November 27 2008

The iPhone as the ultimate proofpoint for rich local mobile apps

Happy Thanksgiving everybody. One of the lesser observed phenomena in the midst of the overall phenomenal success of the iPhone is what it says about “rich local apps” on mobile versus “thin client web apps”.

Consider the following:

  • the iPhone still has very small overall mobile phone market share
  • it has a fantastic web browser, the best in the industry
  • it has very fast 3G data connections

Presumably this would be enough to have developers targeting the iPhone with either dedicated web pages, or conditionally optimized websites. It has been predicted for years that thinclient mobile apps would surpass native applications in capabilities and marketshare, as networks got faster and mobile browsers got better. Surely the iPhone must be the “knee in the curve” when this would finally take off.
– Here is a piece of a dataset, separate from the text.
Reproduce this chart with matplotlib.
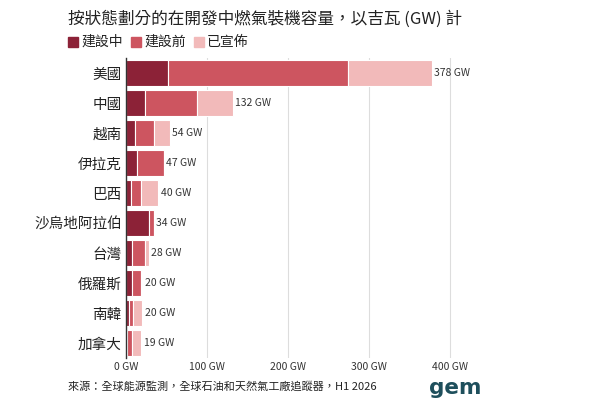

Instead developers are rushing to learn a decades old obscure programming language (Objective C in 2008?) to write native applications for the iPhone. And they are submitting their applications to the iPhone app store at a blistering rate. Steve Jobs remarks on it as the most amazing thing he’s seen in his years in the industry (presumably because he too was expecting more mobile web browser apps?). To me, this means, even moreso on other platforms with less optimal browsers, a bright future for native device optimized mobile applications.